Really, Mr Briggs remarked fretfully that evening to Mrs Shepherd in the privacy of the housekeeper’s small but cosy sitting-room, one wondered what the world was coming to when the gentry – if you could call them that, which he doubted sometimes – brought what one could only term a ‘common’ person into the house and the mistress of it treated her as though she was her dearest friend: ordering the bath to be placed in front of her own bedroom fire, totally ignoring Miss Laurel’s cries of alarm, and the maids running up and down the stairs with jugs of hot water and warm towels, with milk and eggs and soup. And to cap it all sending off a carriage-load of servants, who were, after all, in his charge, to some dreadful little cottage in Edgeclough to prepare it for her friend’s immediate return, she said. Light the fire, she told them, Mrs Shepherd, and scrub the place from top to bottom.

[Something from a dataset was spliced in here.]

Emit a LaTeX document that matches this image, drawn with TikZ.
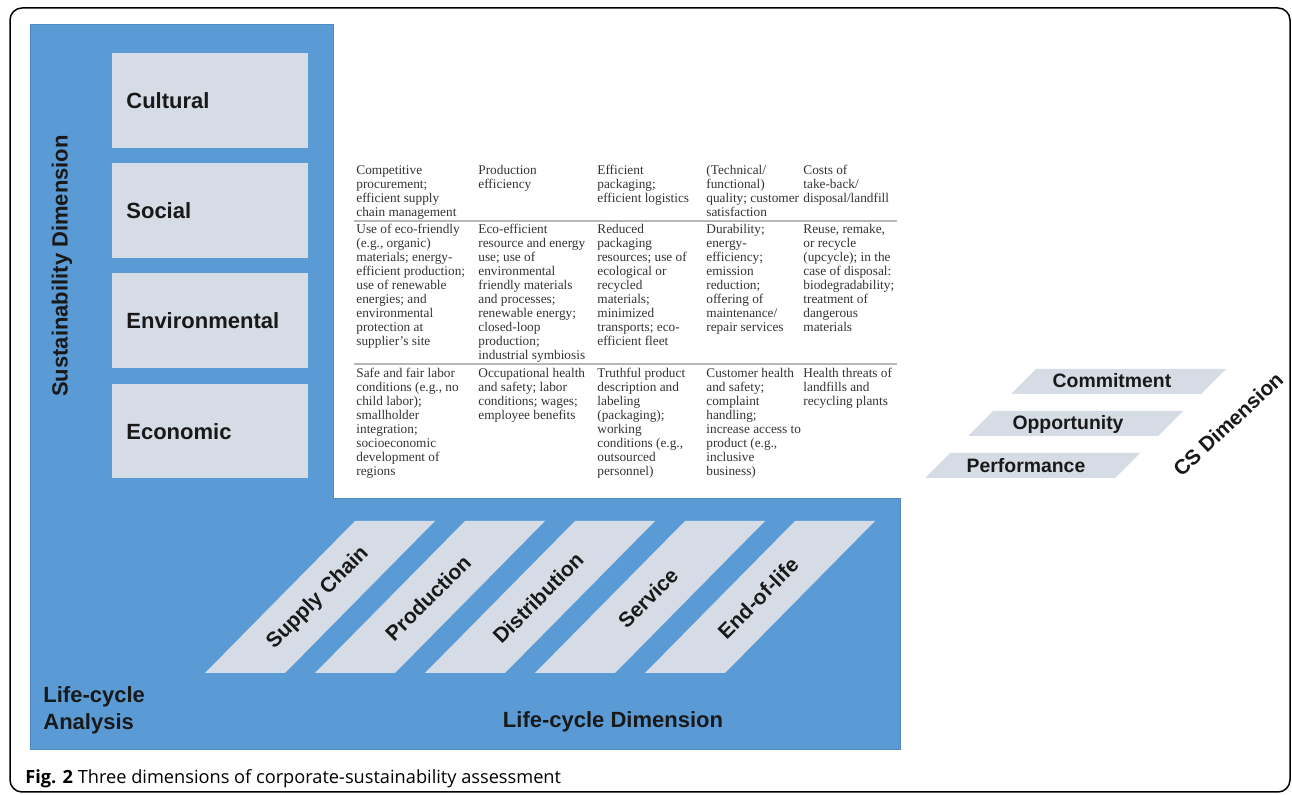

There’s some unused furniture up in the attic, Briggs, she said, beds and chairs and things. You will know what is needed, just as though I had the arranging of such like. I want the place to be warm and as clean as a new pin. Mind, when she said ‘new pin’, Mrs Shepherd, she shuddered quite visibly, though I can’t think why. And then off they go, the pair of them, three hours later, in madam’s carriage and the whole house in an uproar, and the stables with horses got out, and carriages in and out of the stable yard, and on top of it all Emma having a fit of hysteria, screaming about lice, if you please, tearing at her hair as though she was demented. And as for Miss Laurel, she was in a faint after shrieking for the whole valley to hear that if any disease had been brought into the house to harm her children she would never speak to Miss Tessa again. And he agreed with her, the master, I mean, though knowing the kind of acquaintance he favours in those low gin shops I hear tell he frequents, I can’t imagine why.